Worden niet twee musjes om een penningsken verkocht? En niet een van deze zal op de aarde vallen zonder uw Vader.
Não se vendem dois pardais por uma moedinha? E nenhum deles cairá em terra sem o consentimento de vosso Pai.
En ook uw haren des hoofds zijn alle geteld.
E até mesmo os cabelos da vossa cabeça estão todos contados.
Vreest dan niet; gij gaat vele musjes te boven.
Não temais, pois; mais valeis vós do que muitos pardais.
Een iegelijk dan, die Mij belijden zal voor de mensen, dien zal Ik ook belijden voor Mijn Vader, Die in de hemelen is.
Portanto, qualquer que me confessar diante dos homens, eu também o confessarei diante de meu Pai, que está nos céus.
Maar zo wie Mij verloochend zal hebben voor de mensen, dien zal Ik ook verloochenen voor Mijn Vader, Die in de hemelen is.
Mas qualquer que me negar diante dos homens, eu também o negarei diante de meu Pai, que está nos céus.
Meent niet, dat Ik gekomen ben, om vrede te brengen op de aarde; Ik ben niet gekomen om vrede te brengen, maar het zwaard.
Não penseis que vim trazer paz à terra; não vim trazer paz, mas espada.
Want Ik ben gekomen, om den mens tweedrachtig te maken tegen zijn vader, en de dochter tegen haar moeder, en de schoondochter tegen haar schoonmoeder.
Porque eu vim pôr em dissensão o homem contra seu pai, a filha contra sua mãe, e a nora contra sua sogra;
En zij zullen des mensen vijanden worden, die zijn huisgenoten zijn.
e assim os inimigos do homem serão os seus familiares.
Die vader of moeder liefheeft boven Mij, is Mijns niet waardig; en die zoon of dochter liefheeft boven Mij, is Mijns niet waardig.

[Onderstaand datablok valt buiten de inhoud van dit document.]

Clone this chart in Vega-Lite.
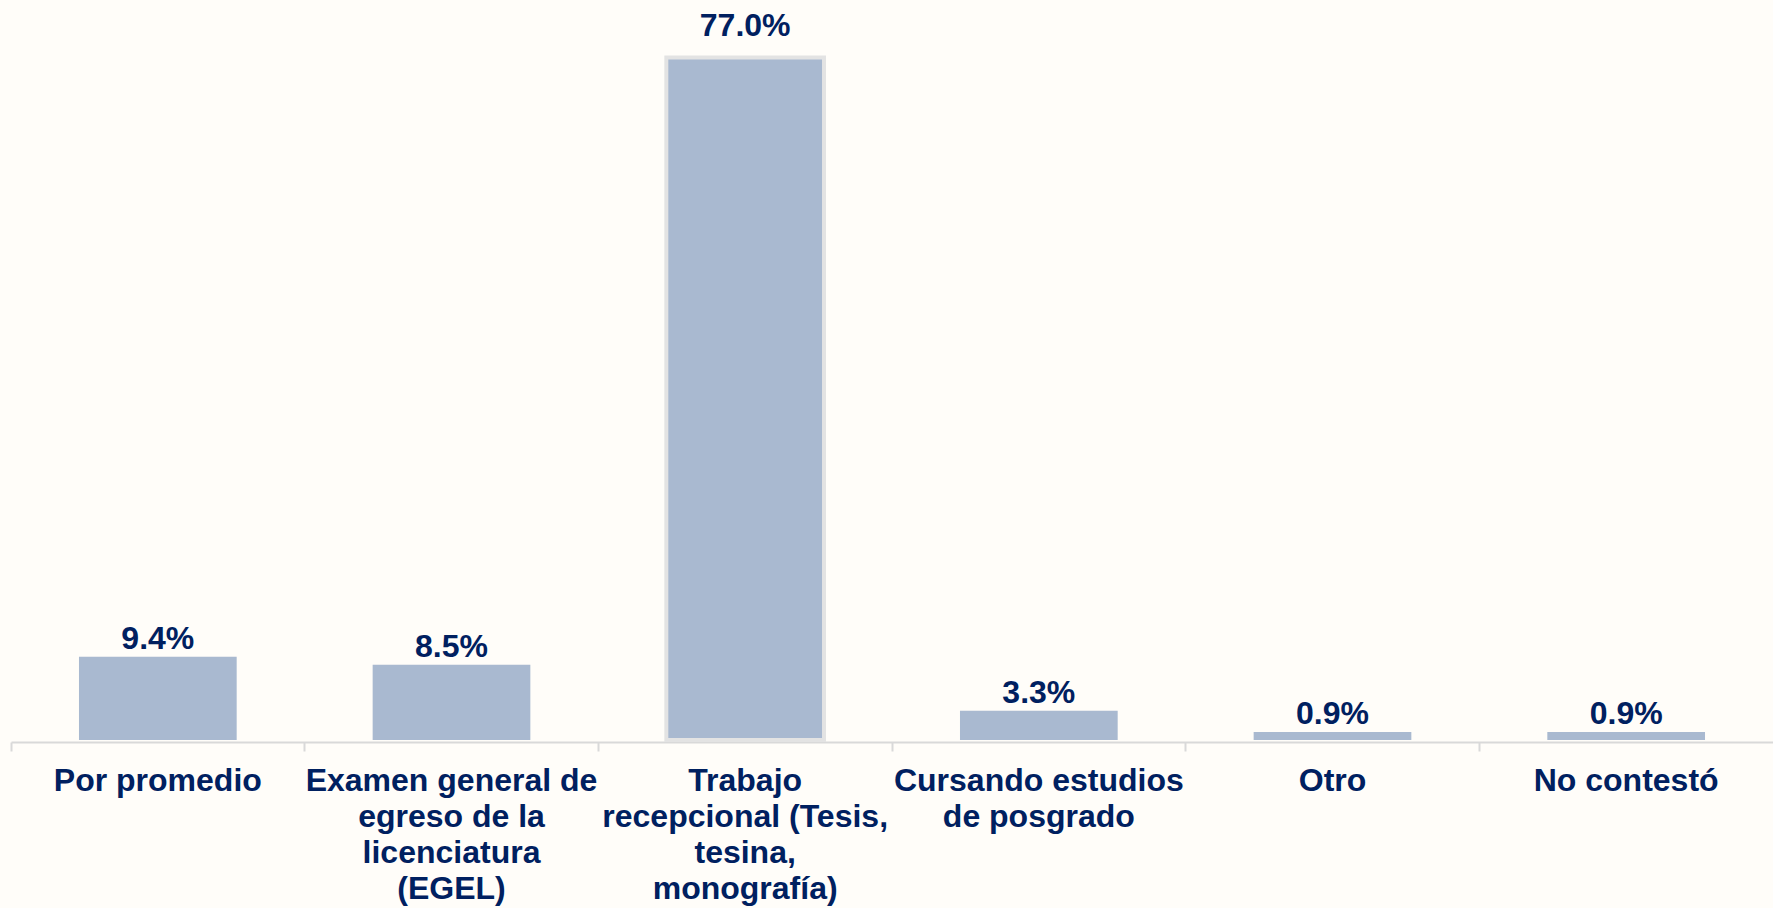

Quem ama o pai ou a mãe mais do que a mim não é digno de mim; e quem ama o filho ou a filha mais do que a mim não é digno de mim.
En die zijn kruis niet op zich neemt, en Mij navolgt, is Mijns niet waardig.
E quem não toma a sua cruz, e não segue após mim, não é digno de mim.
Die zijn ziel vindt, zal dezelve verliezen; en die zijn ziel zal verloren hebben om Mijnentwil, zal dezelve vinden.
Quem achar a sua vida perdê-la-á, e quem perder a sua vida por amor de mim achá-la-á.
Die u ontvangt, ontvangt Mij; en die Mij ontvangt, ontvangt Hem, Die Mij gezonden heeft.
Quem vos recebe, a mim me recebe; e quem me recebe a mim, recebe aquele que me enviou.
Die een profeet ontvangt in den naam eens profeten, zal het loon eens profeten ontvangen; en die een rechtvaardige ontvangt in den naam eens rechtvaardigen, zal het loon eens rechtvaardigen ontvangen.
Quem recebe um profeta em nome de profeta, receberá a recompensa de profeta; e quem recebe um justo em nome de justo, receberá a recompensa de justo.
En zo wie een van deze kleinen te drinken geeft alleenlijk een beker koud water, in den naam eens discipels, voorwaar zeg Ik u, hij zal zijn loon geenszins verliezen.
E aquele que der até mesmo um copo de água fria a um destes pequenos, em nome de discípulo, em verdade vos digo que de modo algum perderá a sua recompensa.